▶ [Task instructions] Copy out each line featuring the string "this" from the entries beneath.

▶ [Supplied data]

• • •

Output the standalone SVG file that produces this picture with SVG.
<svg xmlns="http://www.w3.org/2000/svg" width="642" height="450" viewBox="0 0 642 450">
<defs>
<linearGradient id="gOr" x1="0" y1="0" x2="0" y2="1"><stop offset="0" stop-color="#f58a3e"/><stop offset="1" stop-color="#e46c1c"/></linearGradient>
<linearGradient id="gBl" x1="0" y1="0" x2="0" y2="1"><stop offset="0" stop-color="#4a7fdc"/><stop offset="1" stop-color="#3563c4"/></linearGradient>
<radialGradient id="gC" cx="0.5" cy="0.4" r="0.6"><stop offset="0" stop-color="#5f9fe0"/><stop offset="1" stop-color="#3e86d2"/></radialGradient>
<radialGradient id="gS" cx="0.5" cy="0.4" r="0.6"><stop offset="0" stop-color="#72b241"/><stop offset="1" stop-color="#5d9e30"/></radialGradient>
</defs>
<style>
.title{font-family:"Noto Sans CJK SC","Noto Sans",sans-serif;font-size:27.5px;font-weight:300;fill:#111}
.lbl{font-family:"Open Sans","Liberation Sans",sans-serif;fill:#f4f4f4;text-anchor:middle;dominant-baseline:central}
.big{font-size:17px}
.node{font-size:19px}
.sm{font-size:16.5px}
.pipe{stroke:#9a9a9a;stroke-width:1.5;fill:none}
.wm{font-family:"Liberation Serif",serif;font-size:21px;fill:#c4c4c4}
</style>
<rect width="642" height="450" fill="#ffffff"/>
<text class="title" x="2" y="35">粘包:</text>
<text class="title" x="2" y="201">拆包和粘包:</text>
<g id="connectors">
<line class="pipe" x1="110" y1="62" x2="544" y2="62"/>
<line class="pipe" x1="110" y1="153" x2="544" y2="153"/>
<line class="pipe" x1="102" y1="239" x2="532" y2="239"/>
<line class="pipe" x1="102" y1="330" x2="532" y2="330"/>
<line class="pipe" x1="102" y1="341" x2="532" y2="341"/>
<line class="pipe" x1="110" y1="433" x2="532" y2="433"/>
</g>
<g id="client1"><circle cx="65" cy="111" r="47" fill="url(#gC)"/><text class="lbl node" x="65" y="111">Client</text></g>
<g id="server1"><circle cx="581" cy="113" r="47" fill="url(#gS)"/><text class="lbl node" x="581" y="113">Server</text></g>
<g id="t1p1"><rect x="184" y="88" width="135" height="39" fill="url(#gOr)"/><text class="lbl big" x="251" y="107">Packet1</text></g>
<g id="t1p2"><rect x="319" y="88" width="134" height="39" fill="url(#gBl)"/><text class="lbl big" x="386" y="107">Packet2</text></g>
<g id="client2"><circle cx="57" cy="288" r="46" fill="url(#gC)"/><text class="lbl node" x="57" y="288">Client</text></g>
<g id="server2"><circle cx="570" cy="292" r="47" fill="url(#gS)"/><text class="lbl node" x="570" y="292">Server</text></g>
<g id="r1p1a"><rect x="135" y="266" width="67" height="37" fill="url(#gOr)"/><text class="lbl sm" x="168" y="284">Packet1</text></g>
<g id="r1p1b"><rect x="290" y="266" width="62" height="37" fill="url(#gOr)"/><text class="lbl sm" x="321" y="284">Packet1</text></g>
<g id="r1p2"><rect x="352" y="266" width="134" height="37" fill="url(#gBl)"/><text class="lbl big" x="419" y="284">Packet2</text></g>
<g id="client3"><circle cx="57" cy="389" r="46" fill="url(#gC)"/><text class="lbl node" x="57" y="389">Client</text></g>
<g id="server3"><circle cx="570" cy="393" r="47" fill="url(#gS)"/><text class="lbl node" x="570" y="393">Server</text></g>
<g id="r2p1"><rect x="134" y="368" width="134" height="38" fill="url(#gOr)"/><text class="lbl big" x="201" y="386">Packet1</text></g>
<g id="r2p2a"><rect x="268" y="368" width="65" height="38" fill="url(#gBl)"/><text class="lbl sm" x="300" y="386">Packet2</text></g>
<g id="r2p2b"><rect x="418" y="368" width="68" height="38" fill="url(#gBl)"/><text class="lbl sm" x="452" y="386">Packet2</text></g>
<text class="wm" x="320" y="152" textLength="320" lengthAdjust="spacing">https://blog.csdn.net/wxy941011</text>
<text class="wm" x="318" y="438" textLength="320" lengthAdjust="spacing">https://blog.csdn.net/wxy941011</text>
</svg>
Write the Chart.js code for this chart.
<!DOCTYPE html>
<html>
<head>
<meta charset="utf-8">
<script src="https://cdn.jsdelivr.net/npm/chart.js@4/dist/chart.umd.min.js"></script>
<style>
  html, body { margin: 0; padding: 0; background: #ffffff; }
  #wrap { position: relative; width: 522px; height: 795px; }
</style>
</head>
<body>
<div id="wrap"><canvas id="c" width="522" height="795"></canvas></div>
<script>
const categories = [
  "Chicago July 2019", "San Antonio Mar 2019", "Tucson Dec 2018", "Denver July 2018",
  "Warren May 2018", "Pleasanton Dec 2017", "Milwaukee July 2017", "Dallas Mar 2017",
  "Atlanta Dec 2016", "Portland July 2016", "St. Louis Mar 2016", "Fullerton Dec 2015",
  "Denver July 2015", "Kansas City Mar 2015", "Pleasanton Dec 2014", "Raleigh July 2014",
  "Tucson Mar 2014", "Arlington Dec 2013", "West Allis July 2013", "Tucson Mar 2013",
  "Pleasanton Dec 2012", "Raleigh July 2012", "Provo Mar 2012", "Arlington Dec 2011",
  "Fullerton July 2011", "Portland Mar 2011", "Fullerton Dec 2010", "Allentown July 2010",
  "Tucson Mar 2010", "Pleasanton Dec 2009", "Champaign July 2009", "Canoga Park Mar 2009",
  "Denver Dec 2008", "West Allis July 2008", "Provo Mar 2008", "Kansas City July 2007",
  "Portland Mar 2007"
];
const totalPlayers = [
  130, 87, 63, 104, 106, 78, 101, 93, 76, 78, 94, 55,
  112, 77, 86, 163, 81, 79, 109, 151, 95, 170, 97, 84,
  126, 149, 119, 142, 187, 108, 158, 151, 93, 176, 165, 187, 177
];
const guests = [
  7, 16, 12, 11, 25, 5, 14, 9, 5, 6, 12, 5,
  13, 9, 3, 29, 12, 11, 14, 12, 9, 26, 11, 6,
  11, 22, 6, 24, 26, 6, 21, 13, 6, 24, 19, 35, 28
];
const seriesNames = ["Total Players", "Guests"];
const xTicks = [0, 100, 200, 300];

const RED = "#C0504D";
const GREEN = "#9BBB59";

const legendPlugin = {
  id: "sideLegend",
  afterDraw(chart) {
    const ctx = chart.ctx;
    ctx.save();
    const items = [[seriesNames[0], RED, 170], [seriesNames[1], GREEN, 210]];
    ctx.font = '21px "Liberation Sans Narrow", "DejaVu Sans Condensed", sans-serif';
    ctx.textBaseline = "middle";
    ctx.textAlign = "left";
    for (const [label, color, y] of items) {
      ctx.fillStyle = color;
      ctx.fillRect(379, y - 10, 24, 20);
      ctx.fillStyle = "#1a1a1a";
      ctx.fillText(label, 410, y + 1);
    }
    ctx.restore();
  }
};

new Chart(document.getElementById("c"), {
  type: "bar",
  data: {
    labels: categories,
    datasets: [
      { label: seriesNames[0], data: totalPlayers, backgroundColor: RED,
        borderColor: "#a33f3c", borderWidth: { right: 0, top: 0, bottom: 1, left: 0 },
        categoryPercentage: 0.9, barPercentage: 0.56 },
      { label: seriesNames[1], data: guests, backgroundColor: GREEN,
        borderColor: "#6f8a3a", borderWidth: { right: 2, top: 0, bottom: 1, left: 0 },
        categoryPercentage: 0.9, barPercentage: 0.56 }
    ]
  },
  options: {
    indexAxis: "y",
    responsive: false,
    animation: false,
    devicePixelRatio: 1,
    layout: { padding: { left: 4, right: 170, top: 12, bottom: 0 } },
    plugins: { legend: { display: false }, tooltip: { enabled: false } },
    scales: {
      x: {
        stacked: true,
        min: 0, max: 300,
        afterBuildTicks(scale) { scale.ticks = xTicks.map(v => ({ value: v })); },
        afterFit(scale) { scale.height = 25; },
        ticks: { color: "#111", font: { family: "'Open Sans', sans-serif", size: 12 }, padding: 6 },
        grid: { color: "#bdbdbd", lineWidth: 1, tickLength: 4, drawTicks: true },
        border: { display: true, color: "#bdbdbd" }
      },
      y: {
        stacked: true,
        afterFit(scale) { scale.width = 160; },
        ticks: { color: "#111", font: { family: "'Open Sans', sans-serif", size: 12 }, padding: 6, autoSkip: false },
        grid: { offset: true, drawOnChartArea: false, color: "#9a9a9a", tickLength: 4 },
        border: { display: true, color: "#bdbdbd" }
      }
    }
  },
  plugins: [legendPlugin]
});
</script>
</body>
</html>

• • •

▶ [Response]
Output the standalone SVG file that produces this picture with SVG.
Write the Chart.js code for this chart.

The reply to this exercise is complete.